→ Task to complete
Please transcribe the data below exactly. Leave the pictures out.
■ ■ ■ ■ ■
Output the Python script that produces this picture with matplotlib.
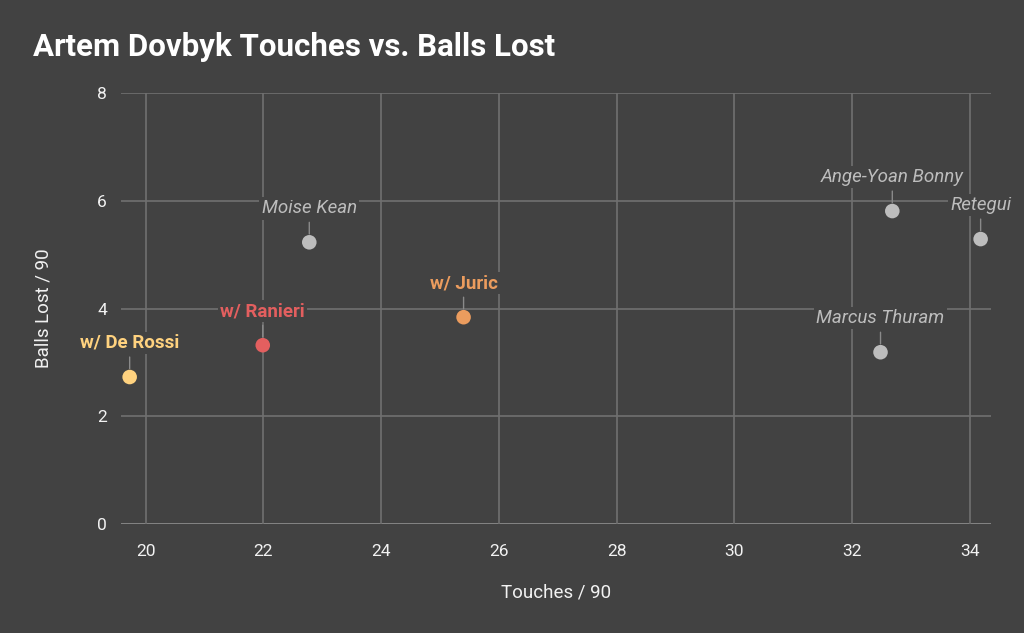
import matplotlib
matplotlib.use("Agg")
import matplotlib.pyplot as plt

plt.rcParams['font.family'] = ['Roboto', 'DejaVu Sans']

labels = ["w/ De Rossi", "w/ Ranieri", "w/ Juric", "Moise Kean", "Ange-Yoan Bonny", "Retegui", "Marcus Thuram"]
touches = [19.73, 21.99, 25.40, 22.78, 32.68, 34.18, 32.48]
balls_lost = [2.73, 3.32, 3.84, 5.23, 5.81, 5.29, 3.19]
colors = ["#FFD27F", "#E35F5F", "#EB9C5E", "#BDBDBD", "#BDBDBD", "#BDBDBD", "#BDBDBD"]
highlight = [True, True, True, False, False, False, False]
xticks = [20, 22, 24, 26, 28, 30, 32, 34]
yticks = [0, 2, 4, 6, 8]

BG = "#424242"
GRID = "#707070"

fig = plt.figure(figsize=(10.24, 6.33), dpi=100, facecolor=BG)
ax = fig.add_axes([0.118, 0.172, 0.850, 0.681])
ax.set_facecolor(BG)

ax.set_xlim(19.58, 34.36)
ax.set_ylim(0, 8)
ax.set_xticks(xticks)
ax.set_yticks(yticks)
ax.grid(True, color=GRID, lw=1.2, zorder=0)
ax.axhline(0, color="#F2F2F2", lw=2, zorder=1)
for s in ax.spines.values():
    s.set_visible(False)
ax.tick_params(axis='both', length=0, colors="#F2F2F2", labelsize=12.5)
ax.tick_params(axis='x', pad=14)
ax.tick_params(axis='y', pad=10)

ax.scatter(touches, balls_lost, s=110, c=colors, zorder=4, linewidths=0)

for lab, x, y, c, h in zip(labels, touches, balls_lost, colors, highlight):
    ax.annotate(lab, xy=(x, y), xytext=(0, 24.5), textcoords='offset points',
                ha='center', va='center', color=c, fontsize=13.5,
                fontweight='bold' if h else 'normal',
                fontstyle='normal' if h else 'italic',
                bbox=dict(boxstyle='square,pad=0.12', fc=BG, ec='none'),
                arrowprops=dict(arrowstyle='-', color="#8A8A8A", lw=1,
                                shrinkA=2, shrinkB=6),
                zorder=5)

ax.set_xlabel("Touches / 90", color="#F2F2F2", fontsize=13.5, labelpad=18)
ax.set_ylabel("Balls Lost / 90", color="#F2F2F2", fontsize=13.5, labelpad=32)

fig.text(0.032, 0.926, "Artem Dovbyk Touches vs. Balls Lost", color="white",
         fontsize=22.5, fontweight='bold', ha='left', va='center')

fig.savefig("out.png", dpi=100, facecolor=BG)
■ ■ ■ ■ ■
→ Solution for this exercise
Output the Python script that produces this picture with matplotlib.
import matplotlib
matplotlib.use("Agg")
import matplotlib.pyplot as plt

plt.rcParams['font.family'] = ['Roboto', 'DejaVu Sans']

labels = ["w/ De Rossi", "w/ Ranieri", "w/ Juric", "Moise Kean", "Ange-Yoan Bonny", "Retegui", "Marcus Thuram"]
touches = [19.73, 21.99, 25.40, 22.78, 32.68, 34.18, 32.48]
balls_lost = [2.73, 3.32, 3.84, 5.23, 5.81, 5.29, 3.19]
colors = ["#FFD27F", "#E35F5F", "#EB9C5E", "#BDBDBD", "#BDBDBD", "#BDBDBD", "#BDBDBD"]
highlight = [True, True, True, False, False, False, False]
xticks = [20, 22, 24, 26, 28, 30, 32, 34]
yticks = [0, 2, 4, 6, 8]

BG = "#424242"
GRID = "#707070"

fig = plt.figure(figsize=(10.24, 6.33), dpi=100, facecolor=BG)
ax = fig.add_axes([0.118, 0.172, 0.850, 0.681])
ax.set_facecolor(BG)

ax.set_xlim(19.58, 34.36)
ax.set_ylim(0, 8)
ax.set_xticks(xticks)
ax.set_yticks(yticks)
ax.grid(True, color=GRID, lw=1.2, zorder=0)
ax.axhline(0, color="#F2F2F2", lw=2, zorder=1)
for s in ax.spines.values():
    s.set_visible(False)
ax.tick_params(axis='both', length=0, colors="#F2F2F2", labelsize=12.5)
ax.tick_params(axis='x', pad=14)
ax.tick_params(axis='y', pad=10)

ax.scatter(touches, balls_lost, s=110, c=colors, zorder=4, linewidths=0)

for lab, x, y, c, h in zip(labels, touches, balls_lost, colors, highlight):
    ax.annotate(lab, xy=(x, y), xytext=(0, 24.5), textcoords='offset points',
                ha='center', va='center', color=c, fontsize=13.5,
                fontweight='bold' if h else 'normal',
                fontstyle='normal' if h else 'italic',
                bbox=dict(boxstyle='square,pad=0.12', fc=BG, ec='none'),
                arrowprops=dict(arrowstyle='-', color="#8A8A8A", lw=1,
                                shrinkA=2, shrinkB=6),
                zorder=5)

ax.set_xlabel("Touches / 90", color="#F2F2F2", fontsize=13.5, labelpad=18)
ax.set_ylabel("Balls Lost / 90", color="#F2F2F2", fontsize=13.5, labelpad=32)

fig.text(0.032, 0.926, "Artem Dovbyk Touches vs. Balls Lost", color="white",
         fontsize=22.5, fontweight='bold', ha='left', va='center')

fig.savefig("out.png", dpi=100, facecolor=BG)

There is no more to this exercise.